Il sublime sta sullo scaffale della scienza
di Danilo Zagaria
Francesco Guglieri
Leggere la terra e il cielo. Letteratura scientifica per non scienziati
pp. 172, € 17
Laterza, Roma-Bari, 2020
In molte librerie, lo scaffale che ospita i volumi scientifici non è facile da trovare. È nascosto, o poco accessibile, non di rado offuscato da colonne di libri considerati più accessibili (e quindi più richiesti). Che la scienza sia un argomento ostico, o meno coinvolgente di altri, è un retaggio ancora presente e difficile da eliminare. Incredibile a dirsi, ma ci sono i dati di vendita ad attestarlo. Per molti la scienza è “quella cosa là”, per appassionati o cervelloni. Un bel romanzo, almeno per una buona fetta di lettori, ha ben pochi concorrenti. Se poi si tratta di un giallo, allora la partita è persa in partenza. Francesco Guglieri è andato oltre la colonna di best seller, ha superato gli scaffali ingombri della letteratura di ogni tempo, e si è immerso in un altro mondo. Lui, che è un letterato di formazione (come racconta nella sentita e intima introduzione al suo Leggere la terra e il cielo. Letteratura scientifica per non scienziati), ha trovato linfa vitale in testi che illustrano le ultime scoperte della fisica, che esplorano i regni del vivente e che denunciano le insidie dell’Antropocene. E a un certo punto ha deciso di scriverne, per dimostrare che oltre all’utilità pratica, l’atto del leggere di scienza porta anche piacere personale e sazia la curiosità di sapere.

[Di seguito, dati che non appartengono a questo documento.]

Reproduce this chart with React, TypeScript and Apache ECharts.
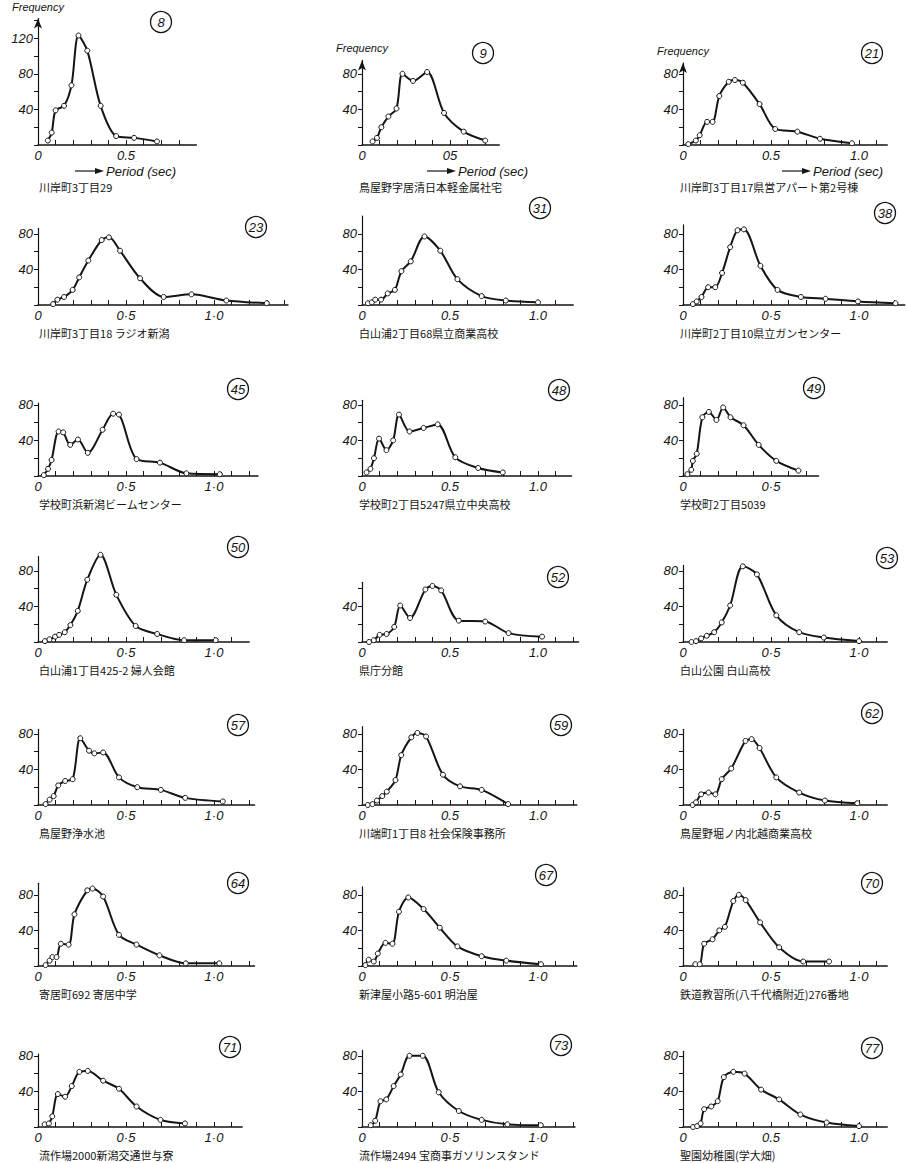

Che un uomo di lettere si occupi di scienza con entusiasmo non è affatto cosa nuova. Senza scomodare i pensatori della classicità e i geni del rinascimento, il solo Novecento è ricco di autori che scrivevano romanzi essendo scienziati o erano scrittori con il pallino delle scienze. Ogni elenco che ne riporta i nomi suggerisce una sola conclusione: le barriere che separano i saperi sono arbitrarie e poco possono di fronte a una mente aperta e curiosa, vogliosa di nuovi mondi in cui ficcare il naso. Come scrive lo stesso Guglieri, «i libri di scienza ci obbligano a pensare la complessità». Potrebbero essere esistiti un Calvino o un Primo Levi disinteressati allo scaffale scientifico di una libreria?
In Leggere la terra e il cielo Guglieri prende per mano il lettore – in particolare quello «non scienziato», come suggerisce il sottotitolo – e lo accompagna alla scoperta dei più grandi libri di scienza degli ultimi quarant’anni. Buchi neri e tempo, geni e fossili, crisi ecologica ed estinzioni; Rovelli accanto a Hawking, Gould insieme a Dawking, e in chiusura il terzetto che dipinge le tinte fosche del mondo contemporaneo: Quammen, Kolbert e Ghosh. Una lettura che è anche un viaggio, pressoché impossibile da ripercorrere in queste poche righe.
Dunque, stando a quanto si diceva all’inizio, quello di Guglieri è un libro che parla di libri poco letti? Sì. È così. Ma come in tutti i volumi riusciti, c’è qualcosa in più, un intento neppure troppo velato. Espressioni come «meraviglioso scientifico» e termini come stupore e sublime associati allo scaffale nascosto della scienza suggeriscono che questi libri non contengano soltanto geni e corpi celesti, stringhe e specie estinte, ma che raccontino soprattutto la ricerca di un senso, una ricerca riguardante le domande ultime e il nostro appassionato tentativo di trovare risposte. Che il carburante del fare scientifico è soprattutto l’incanto. Altrimenti nessuno vorrebbe indagare i segreti di una pianta o di una stella. Altrimenti Coleridge non avrebbe mai frequentato i corsi di chimica alla ricerca di nuove metafore.